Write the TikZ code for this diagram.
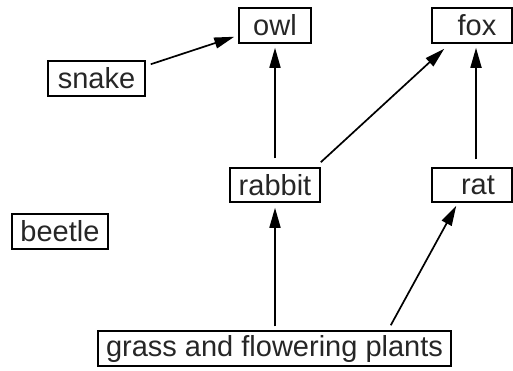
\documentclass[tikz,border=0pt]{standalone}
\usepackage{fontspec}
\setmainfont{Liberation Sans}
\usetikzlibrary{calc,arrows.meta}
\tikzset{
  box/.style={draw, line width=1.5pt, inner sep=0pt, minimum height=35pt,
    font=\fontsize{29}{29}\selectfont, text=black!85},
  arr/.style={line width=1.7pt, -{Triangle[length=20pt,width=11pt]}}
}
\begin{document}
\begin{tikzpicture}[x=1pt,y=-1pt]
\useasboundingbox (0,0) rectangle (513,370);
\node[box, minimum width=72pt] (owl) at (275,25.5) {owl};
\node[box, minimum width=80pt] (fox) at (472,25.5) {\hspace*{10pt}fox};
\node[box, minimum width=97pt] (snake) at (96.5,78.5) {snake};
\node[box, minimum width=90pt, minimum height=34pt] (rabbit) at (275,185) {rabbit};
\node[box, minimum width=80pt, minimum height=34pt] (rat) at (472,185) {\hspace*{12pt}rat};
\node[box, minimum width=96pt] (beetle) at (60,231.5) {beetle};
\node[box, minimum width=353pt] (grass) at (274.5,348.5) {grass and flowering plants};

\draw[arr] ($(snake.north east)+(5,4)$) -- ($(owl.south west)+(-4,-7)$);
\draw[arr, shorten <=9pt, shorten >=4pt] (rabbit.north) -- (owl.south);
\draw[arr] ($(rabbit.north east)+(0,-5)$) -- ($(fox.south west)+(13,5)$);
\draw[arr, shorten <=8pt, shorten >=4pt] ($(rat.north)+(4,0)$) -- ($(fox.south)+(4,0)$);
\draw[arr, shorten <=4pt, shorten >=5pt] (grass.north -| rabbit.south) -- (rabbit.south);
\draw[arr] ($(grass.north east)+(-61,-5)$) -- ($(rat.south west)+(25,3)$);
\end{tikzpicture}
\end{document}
========
— Requirements —
Transcribe the full listing character for character. Pictures are excluded.

— Reply —
Write the TikZ code for this diagram.
\documentclass[tikz,border=0pt]{standalone}
\usepackage{fontspec}
\setmainfont{Liberation Sans}
\usetikzlibrary{calc,arrows.meta}
\tikzset{
  box/.style={draw, line width=1.5pt, inner sep=0pt, minimum height=35pt,
    font=\fontsize{29}{29}\selectfont, text=black!85},
  arr/.style={line width=1.7pt, -{Triangle[length=20pt,width=11pt]}}
}
\begin{document}
\begin{tikzpicture}[x=1pt,y=-1pt]
\useasboundingbox (0,0) rectangle (513,370);
\node[box, minimum width=72pt] (owl) at (275,25.5) {owl};
\node[box, minimum width=80pt] (fox) at (472,25.5) {\hspace*{10pt}fox};
\node[box, minimum width=97pt] (snake) at (96.5,78.5) {snake};
\node[box, minimum width=90pt, minimum height=34pt] (rabbit) at (275,185) {rabbit};
\node[box, minimum width=80pt, minimum height=34pt] (rat) at (472,185) {\hspace*{12pt}rat};
\node[box, minimum width=96pt] (beetle) at (60,231.5) {beetle};
\node[box, minimum width=353pt] (grass) at (274.5,348.5) {grass and flowering plants};

\draw[arr] ($(snake.north east)+(5,4)$) -- ($(owl.south west)+(-4,-7)$);
\draw[arr, shorten <=9pt, shorten >=4pt] (rabbit.north) -- (owl.south);
\draw[arr] ($(rabbit.north east)+(0,-5)$) -- ($(fox.south west)+(13,5)$);
\draw[arr, shorten <=8pt, shorten >=4pt] ($(rat.north)+(4,0)$) -- ($(fox.south)+(4,0)$);
\draw[arr, shorten <=4pt, shorten >=5pt] (grass.north -| rabbit.south) -- (rabbit.south);
\draw[arr] ($(grass.north east)+(-61,-5)$) -- ($(rat.south west)+(25,3)$);
\end{tikzpicture}
\end{document}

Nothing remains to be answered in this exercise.